-------- Data section

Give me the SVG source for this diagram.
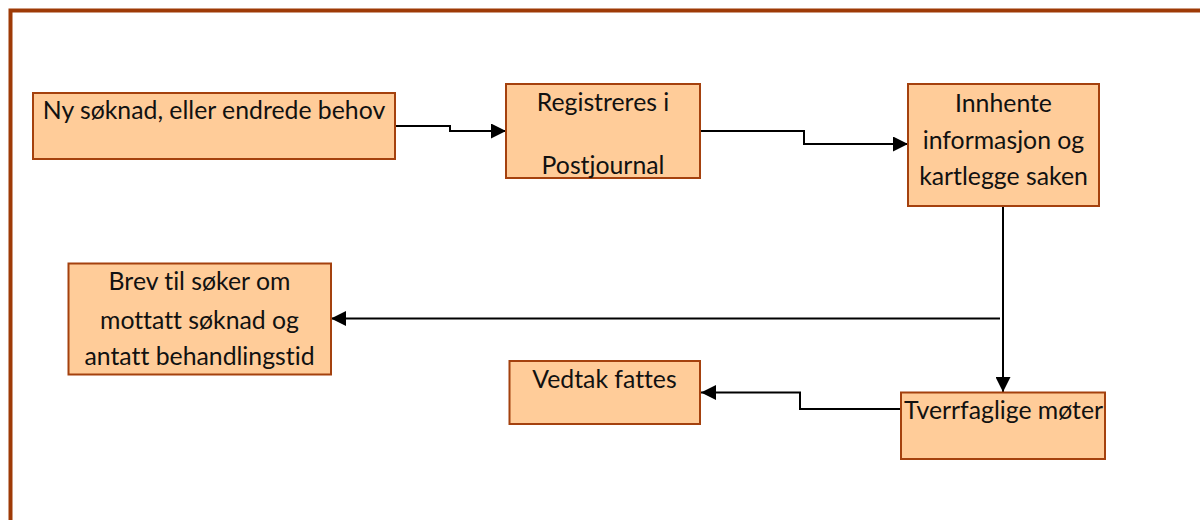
<svg xmlns="http://www.w3.org/2000/svg" width="1200" height="520" viewBox="0 0 1200 520">
<defs>
<style>
.box{fill:#FFCC99;stroke:#A4410E;stroke-width:2}
.t{font-family:Lato,"Liberation Sans",sans-serif;font-size:24.8px;fill:#111;text-anchor:middle;font-variant-ligatures:none}
.c{fill:none;stroke:#000;stroke-width:2}
</style>
<marker id="ah" viewBox="0 0 16 16" refX="16" refY="8" markerWidth="16" markerHeight="15" markerUnits="userSpaceOnUse" orient="auto">
<path d="M0,0 L16,8 L0,16 Z" fill="#000"/>
</marker>
</defs>
<rect width="1200" height="520" fill="#fff"/>
<path d="M10.5,530 V10.5 H1210" fill="none" stroke="#9E3A06" stroke-width="4"/>
<g id="connectors">
<path class="c" d="M395,126 H450 V131 H506" marker-end="url(#ah)"/>
<path class="c" d="M700,131 H804 V144 H908" marker-end="url(#ah)"/>
<path class="c" d="M1003,206 V392" marker-end="url(#ah)"/>
<path class="c" d="M1000,318.5 H331" marker-end="url(#ah)"/>
<path class="c" d="M901,409 H800 V392.5 H701" marker-end="url(#ah)"/>
</g>
<g id="n1">
<rect class="box" x="33" y="93" width="362" height="66"/>
<text class="t" x="214" y="119">Ny søknad, eller endrede behov</text>
</g>
<g id="n2">
<rect class="box" x="506" y="84" width="194" height="94"/>
<text class="t" x="603" y="111">Registreres i</text>
<text class="t" x="603" y="174">Postjournal</text>
</g>
<g id="n3">
<rect class="box" x="908" y="84" width="191" height="122"/>
<text class="t" x="1003.5" y="111.5">Innhente</text>
<text class="t" x="1003.5" y="148.5">informasjon og</text>
<text class="t" x="1003.5" y="185">kartlegge saken</text>
</g>
<g id="n4">
<rect class="box" x="68.5" y="263.5" width="262.5" height="111"/>
<text class="t" x="199.5" y="290">Brev til søker om</text>
<text class="t" x="199.5" y="329">mottatt søknad og</text>
<text class="t" x="199.5" y="365">antatt behandlingstid</text>
</g>
<g id="n5">
<rect class="box" x="509.5" y="361" width="190.5" height="63"/>
<text class="t" x="604.5" y="388">Vedtak fattes</text>
</g>
<g id="n6">
<rect class="box" x="901" y="392.5" width="204" height="66.5"/>
<text class="t" x="1003.5" y="419">Tverrfaglige møter</text>
</g>
</svg>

----------------

▶ _Your task_
Copy the data exactly. Any picture it contains is to be omitted.

▶ _Output_
Give me the SVG source for this diagram.
<svg xmlns="http://www.w3.org/2000/svg" width="1200" height="520" viewBox="0 0 1200 520">
<defs>
<style>
.box{fill:#FFCC99;stroke:#A4410E;stroke-width:2}
.t{font-family:Lato,"Liberation Sans",sans-serif;font-size:24.8px;fill:#111;text-anchor:middle;font-variant-ligatures:none}
.c{fill:none;stroke:#000;stroke-width:2}
</style>
<marker id="ah" viewBox="0 0 16 16" refX="16" refY="8" markerWidth="16" markerHeight="15" markerUnits="userSpaceOnUse" orient="auto">
<path d="M0,0 L16,8 L0,16 Z" fill="#000"/>
</marker>
</defs>
<rect width="1200" height="520" fill="#fff"/>
<path d="M10.5,530 V10.5 H1210" fill="none" stroke="#9E3A06" stroke-width="4"/>
<g id="connectors">
<path class="c" d="M395,126 H450 V131 H506" marker-end="url(#ah)"/>
<path class="c" d="M700,131 H804 V144 H908" marker-end="url(#ah)"/>
<path class="c" d="M1003,206 V392" marker-end="url(#ah)"/>
<path class="c" d="M1000,318.5 H331" marker-end="url(#ah)"/>
<path class="c" d="M901,409 H800 V392.5 H701" marker-end="url(#ah)"/>
</g>
<g id="n1">
<rect class="box" x="33" y="93" width="362" height="66"/>
<text class="t" x="214" y="119">Ny søknad, eller endrede behov</text>
</g>
<g id="n2">
<rect class="box" x="506" y="84" width="194" height="94"/>
<text class="t" x="603" y="111">Registreres i</text>
<text class="t" x="603" y="174">Postjournal</text>
</g>
<g id="n3">
<rect class="box" x="908" y="84" width="191" height="122"/>
<text class="t" x="1003.5" y="111.5">Innhente</text>
<text class="t" x="1003.5" y="148.5">informasjon og</text>
<text class="t" x="1003.5" y="185">kartlegge saken</text>
</g>
<g id="n4">
<rect class="box" x="68.5" y="263.5" width="262.5" height="111"/>
<text class="t" x="199.5" y="290">Brev til søker om</text>
<text class="t" x="199.5" y="329">mottatt søknad og</text>
<text class="t" x="199.5" y="365">antatt behandlingstid</text>
</g>
<g id="n5">
<rect class="box" x="509.5" y="361" width="190.5" height="63"/>
<text class="t" x="604.5" y="388">Vedtak fattes</text>
</g>
<g id="n6">
<rect class="box" x="901" y="392.5" width="204" height="66.5"/>
<text class="t" x="1003.5" y="419">Tverrfaglige møter</text>
</g>
</svg>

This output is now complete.